Judías de El Barco de Ávila beans from El Barco of Ávila is a protected geographic designation for local bean crops. It was designated on January 5, 1989.

== Beans ==
Barco de Ávila beans (called sometimes more briefly as "Barco beans" or "Judiones from El Barco") are dried beans, usually white and large, cultivated in the fields of El Barco de Ávila (southwest of the Province of Ávila), Spain. Its large size provides approximately forty beans per 100 grams (a portion approximately for one person). Cooked with chorizo, blood sausage (morcilla), bacon or pig ears, it becomes a Spanish traditional food.

==Location==

The area of production from El Barco include the land located in the municipal terms of the agricultural region of Barco-Piedrahíta. Beans are grown on the terraces of the valleys, protected from winds.
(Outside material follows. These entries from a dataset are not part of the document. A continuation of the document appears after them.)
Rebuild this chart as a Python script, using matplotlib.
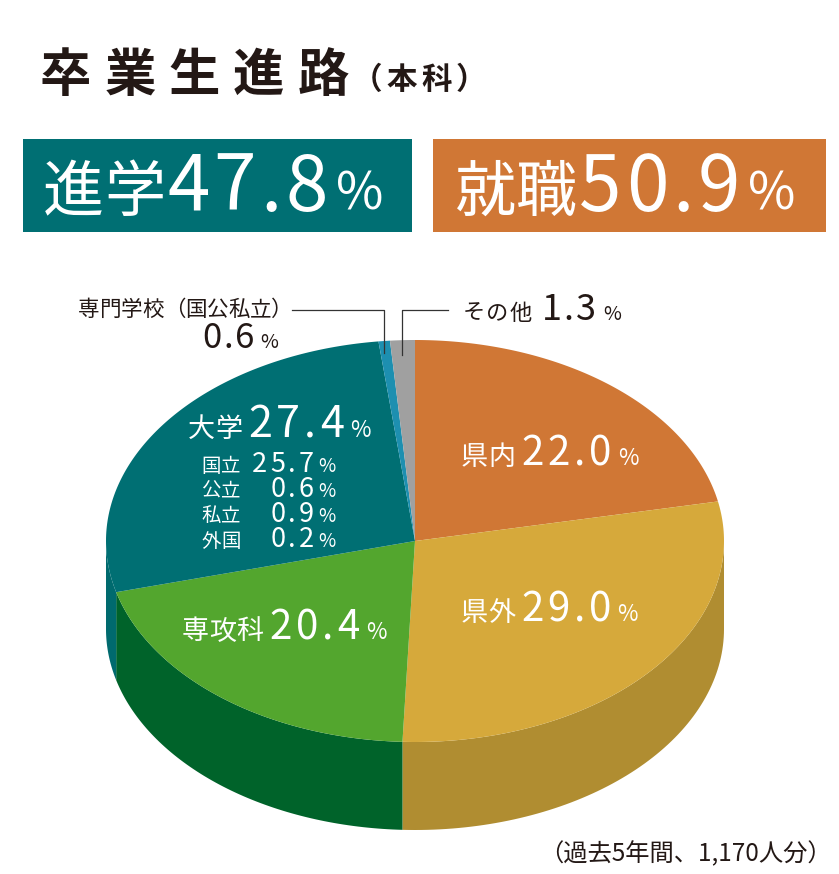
import numpy as np
import matplotlib.pyplot as plt
from matplotlib.patches import Polygon, Rectangle

plt.rcParams['font.family'] = ['Noto Sans CJK JP', 'DejaVu Sans']

# データ（本科卒業生の進路, %）
labels = ['県内', '県外', '専攻科', '大学', '専門学校（国公私立）', 'その他']
values = [22.0, 29.0, 20.4, 27.4, 0.6, 1.3]
top_colors = ['#d07735', '#d6a93b', '#53a62e', '#006f73', '#1d8fb0', '#a0a0a0']
side_colors = ['#a85f28', '#b08d31', '#00632a', '#006a6e', '#17789a', '#888888']

univ_labels = ['国立', '公立', '私立', '外国']
univ_values = [25.7, 0.6, 0.9, 0.2]

shingaku = 47.8
shushoku = 50.9

W, H = 839, 874
fig = plt.figure(figsize=(W / 100, H / 100), dpi=100)
ax = fig.add_axes([0, 0, 1, 1])
ax.set_xlim(0, W)
ax.set_ylim(H, 0)
ax.axis('off')
renderer = fig.canvas.get_renderer()

DARK = '#231815'


def spaced(x, y, s, size, track=0, ha='left', **kw):
    # 文字を一つずつ並べて字間をあける
    def width(ch):
        t = ax.text(0, 0, ch, fontsize=size, **kw)
        w = t.get_window_extent(renderer).width
        t.remove()
        return w
    widths = [width(ch) for ch in s]
    total = sum(widths) + track * (len(s) - 1)
    if ha == 'right':
        x -= total
    elif ha == 'center':
        x -= total / 2
    for ch, w in zip(s, widths):
        ax.text(x, y, ch, fontsize=size, va='baseline', ha='left', **kw)
        x += w + track
    return x - track


# タイトル
spaced(40, 91, '卒業生進路', 37, track=13, color=DARK, fontweight='bold')
spaced(352, 89, '（本科）', 22, track=4, color=DARK, fontweight='bold')

# 上の2つのボックス
ax.add_patch(Rectangle((23, 139), 389, 93, color='#006f73', lw=0))
ax.add_patch(Rectangle((433, 139), 393, 93, color='#d07735', lw=0))
x = spaced(43, 211, '進学', 44, color='white')
x = spaced(x + 2, 211, f'{shingaku:.1f}', 55, track=4, color='white')
spaced(x + 8, 210, '%', 37, color='white')
x = spaced(455, 211, '就職', 44, color='white')
x = spaced(x + 2, 211, f'{shushoku:.1f}', 55, track=4, color='white')
spaced(x + 8, 210, '%', 37, color='white')

# 立体円グラフ
cx, cy, rx, ry, depth = 415, 541, 309, 201, 88
total = sum(values)
angles = 90 - np.cumsum([0] + values) / total * 360
starts, ends = angles[:-1], angles[1:]


def pt(t, dz=0):
    t = np.radians(t)
    return cx + rx * np.cos(t), cy - ry * np.sin(t) + dz


# 側面（手前半分だけ）
for a0, a1, c in zip(starts, ends, side_colors):
    lo, hi = max(a1, -180), min(a0, 0)
    if lo >= hi:
        continue
    ts = np.linspace(hi, lo, 80)
    top = [pt(t) for t in ts]
    bot = [pt(t, depth) for t in ts[::-1]]
    ax.add_patch(Polygon(top + bot, closed=True, color=c, lw=0))

# 上面
for a0, a1, c in zip(starts, ends, top_colors):
    ts = np.linspace(a0, a1, 120)
    verts = [(cx, cy)] + [pt(t) for t in ts]
    ax.add_patch(Polygon(verts, closed=True, color=c, lw=0))


# ラベル
def big_label(x, y, name, val, s1=19.5, s2=29, s3=16):
    x = spaced(x, y, name, s1, color='white')
    x = spaced(x + 6, y, f'{val:.1f}', s2, track=4, color='white')
    spaced(x + 6, y, '%', s3, color='white')


big_label(461, 465, labels[0], values[0])
big_label(461, 621, labels[1], values[1])
big_label(182, 639, labels[2], values[2])
big_label(188, 437, labels[3], values[3], s2=31)

for i, (n, v) in enumerate(zip(univ_labels, univ_values)):
    yy = 472 + i * 25
    spaced(201, yy, n, 14, track=1, color='white')
    spaced(314, yy, f'{v:.1f}', 19.5, track=3, ha='right', color='white')
    spaced(318, yy, '%', 13.5, color='white')

# 小さいスライスの引き出し線とラベル
spaced(78, 316, labels[4], 15.5, color=DARK)
x = spaced(202, 348, f'{values[4]:.1f}', 25, track=2, color=DARK)
spaced(x + 6, 348, '%', 14, color=DARK)
x = spaced(463, 320, labels[5], 16, track=1, color=DARK)
x = spaced(x + 10, 320, f'{values[5]:.1f}', 26, track=2, color=DARK)
spaced(x + 8, 320, '%', 14, color=DARK)

mid_blue = (starts[4] + ends[4]) / 2
mid_gray = (starts[5] + ends[5]) / 2
bx, by = pt(mid_blue)
gx, gy = pt(mid_gray)
ax.plot([292, bx, bx], [310, 310, by + 12], color='#333333', lw=0.9)
ax.plot([448, gx, gx], [310, 310, gy + 15], color='#333333', lw=0.9)

# 注記
ax.text(832, 861, '（過去5年間、1,170人分）', fontsize=17.5, color=DARK,
        ha='right', va='baseline')

fig.savefig('out.png', dpi=100)
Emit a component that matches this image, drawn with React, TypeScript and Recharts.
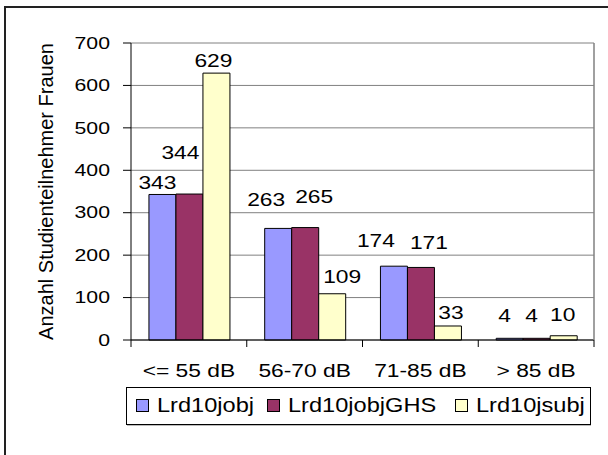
import React from "react";
import { BarChart, Bar, XAxis, YAxis, CartesianGrid, Legend, LabelList } from "recharts";

const categories = ["<= 55 dB", "56-70 dB", "71-85 dB", "> 85 dB"];
const lrd10jobj = [343, 263, 174, 4];
const lrd10jobjGHS = [344, 265, 171, 4];
const lrd10jsubj = [629, 109, 33, 10];
const yTicks = [0, 100, 200, 300, 400, 500, 600, 700];

const data = categories.map((cat, i) => ({
  cat,
  a: lrd10jobj[i],
  b: lrd10jobjGHS[i],
  c: lrd10jsubj[i],
}));

const FONT = '"Liberation Sans", Arial, sans-serif';
const W = 608;
const H = 455;
const M = { top: 43, right: 13, bottom: 65, left: 0 };
const Y_W = 131;
const BAND = (W - M.left - Y_W - M.right - 1) / categories.length;

// excel places the value labels a bit off the bars: [dx, lift above bar top]
const nudges = {
  a: [[-5, 12], [-12, 29], [-18, 26], [-5, 23]],
  b: [[-9, 42], [9, 31], [8, 25], [-5, 23]],
  c: [[-3, 13], [10, 18], [3, 14], [-1, 22]],
};
const legendX = [10, 141, 329];

function Stretch({ x, y, anchor, size, sx, children }: any) {
  return (
    <text
      transform={`translate(${x},${y}) scale(${sx},1)`}
      textAnchor={anchor}
      dominantBaseline="central"
      fontSize={size}
      fontFamily={FONT}
      fill="#000"
    >
      {children}
    </text>
  );
}

function YTick({ x, y, payload }: any) {
  return (
    <Stretch x={x} y={y} anchor="end" size={17} sx={1.25}>
      {payload.value}
    </Stretch>
  );
}

function XTick({ x, y, payload, index }: any) {
  const last = index === categories.length - 1;
  return (
    <g>
      <line x1={x - BAND / 2} x2={x - BAND / 2} y1={y} y2={y + 7} stroke="#000" />
      {last && <line x1={x + BAND / 2} x2={x + BAND / 2} y1={y} y2={y + 7} stroke="#000" />}
      <Stretch x={x} y={y + 30} anchor="middle" size={19} sx={1.2}>
        {payload.value}
      </Stretch>
    </g>
  );
}

function makeLabel(key: "a" | "b" | "c", values: number[]) {
  return (p: any) => {
    const idx = typeof p.index === "number" ? p.index : values.indexOf(p.value);
    const [dx, lift] = nudges[key][idx] || [0, 12];
    return (
      <Stretch x={p.x + p.width / 2 + dx} y={p.y - lift} anchor="middle" size={19} sx={1.2}>
        {p.value}
      </Stretch>
    );
  };
}

function YLabel(p: any) {
  const vb = p.viewBox || {};
  const cy = vb.height ? vb.y + vb.height / 2 : 192;
  return (
    <text
      x={46}
      y={cy}
      transform={`rotate(-90 46 ${cy})`}
      textAnchor="middle"
      dominantBaseline="central"
      fontSize={20}
      fontFamily={FONT}
      fill="#000"
    >
      Anzahl Studienteilnehmer Frauen
    </text>
  );
}

function LegendBox({ payload }: any) {
  const items = payload || [];
  return (
    <svg width={466} height={39} style={{ display: "block" }}>
      <rect x={0.5} y={0.5} width={464} height={37} fill="#fff" stroke="#000" />
      <line x1={1} x2={465} y1={38.5} y2={38.5} stroke="#bbb" />
      {items.map((it: any, i: number) => (
        <g key={it.value}>
          <rect x={legendX[i] + 0.5} y={12.5} width={12} height={12} fill={it.color} stroke="#000" />
          <Stretch x={legendX[i] + 21} y={18.5} anchor="start" size={20} sx={1.18}>
            {it.value}
          </Stretch>
        </g>
      ))}
    </svg>
  );
}

export default function App() {
  return (
    <div style={{ position: "absolute", left: 0, top: 0, width: W, height: H, background: "#fff" }}>
      <div
        style={{
          position: "absolute",
          left: 4,
          top: 6,
          width: W - 4,
          height: H - 6,
          borderTop: "2px solid #222",
          borderLeft: "2px solid #222",
        }}
      />
      <BarChart
        width={W}
        height={H}
        data={data}
        margin={M}
        barCategoryGap="15.5%"
        barGap={0}
        style={{ position: "absolute", left: 0, top: 0 }}
      >
        <CartesianGrid vertical={false} stroke="#808080" />
        <XAxis
          dataKey="cat"
          interval={0}
          tickSize={0}
          tickMargin={0}
          height={50}
          axisLine={{ stroke: "#000" }}
          tickLine={false}
          tick={<XTick />}
        />
        <YAxis
          width={Y_W}
          domain={[0, 700]}
          ticks={yTicks}
          interval={0}
          tickSize={8}
          tickMargin={13}
          axisLine={{ stroke: "#000" }}
          tickLine={{ stroke: "#000" }}
          tick={<YTick />}
          label={{ position: "center", content: YLabel }}
        />
        <YAxis
          yAxisId="r"
          orientation="right"
          width={1}
          domain={[0, 700]}
          tick={false}
          tickLine={false}
          axisLine={{ stroke: "#808080", strokeWidth: 1.5 }}
        />
        <Legend
          layout="horizontal"
          verticalAlign="middle"
          align="center"
          wrapperStyle={{ position: "absolute", left: 126, top: 387, width: 466, height: 39 }}
          content={LegendBox}
        />
        <Bar dataKey="a" name="Lrd10jobj" fill="#9999FF" stroke="#000" strokeWidth={1} isAnimationActive={false}>
          <LabelList dataKey="a" content={makeLabel("a", lrd10jobj)} />
        </Bar>
        <Bar dataKey="b" name="Lrd10jobjGHS" fill="#993366" stroke="#000" strokeWidth={1} isAnimationActive={false}>
          <LabelList dataKey="b" content={makeLabel("b", lrd10jobjGHS)} />
        </Bar>
        <Bar dataKey="c" name="Lrd10jsubj" fill="#FFFFCC" stroke="#000" strokeWidth={1} isAnimationActive={false}>
          <LabelList dataKey="c" content={makeLabel("c", lrd10jsubj)} />
        </Bar>
      </BarChart>
    </div>
  );
}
They are marketed under two categories "first" and "extra".

==Care and handling suggestions==
From a leading distributor:
- Store beans in a dry and cool place, less than 12 °C.
- Soak in cold water 12 hours before cooking (with a ratio of water to beans 3:1).
- Where the waters are very alkaline, especially in coastal areas, use mineral water for both soaking and cooking.
- Legumes increase their volume as they are cooked so be sure there is excess room in the cooking container.
- Do not add salt until they are practically cooked.
- During cooking, avoid stirring with a spoon, instead gently shaking the cookpot or dish to preserve the beans whole shape.
- Cook for 90 to 120 minutes.
- Bean stews are better if left to rest a few hours before tasting them.